1. **Methodology**: We used MTEB to load BRIGHT tasks and PyLate with PLAID indexing for ColBERT models, exactly matching the reference implementation.

2. **Models Evaluated**:
   - Late-Interaction: `Reason-ModernColBERT`, `GTE-ModernColBERT-v1`
   - Dense: `jina-embeddings-v3`, `Qwen3-Embedding-0.6B`

3. **Key Results**: (See the summary tables and visualizations above)

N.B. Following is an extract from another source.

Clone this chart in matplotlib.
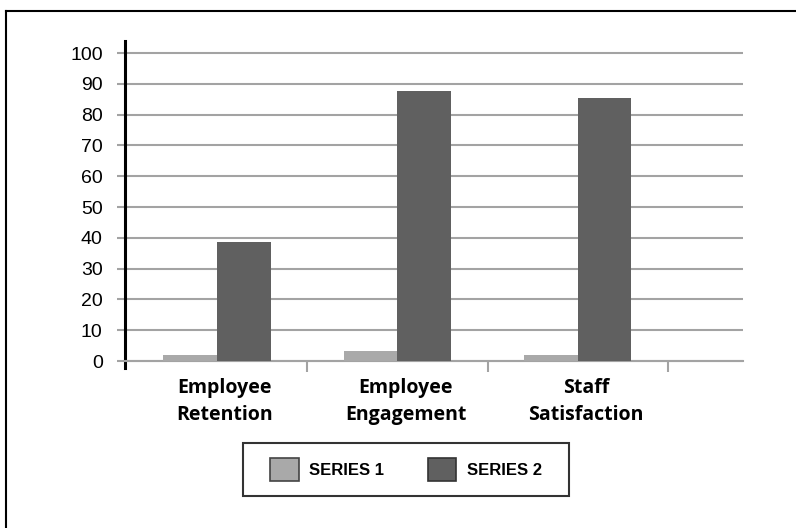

4. **Implementation Details**:
   - Proper memory management to avoid OOM issues
   - Comprehensive logging for debugging
   - Robust error handling
   - Results saved in standard formats
   - Visualizations for easy comparison

All results are saved in the `bright_evaluation_results` directory for further analysis.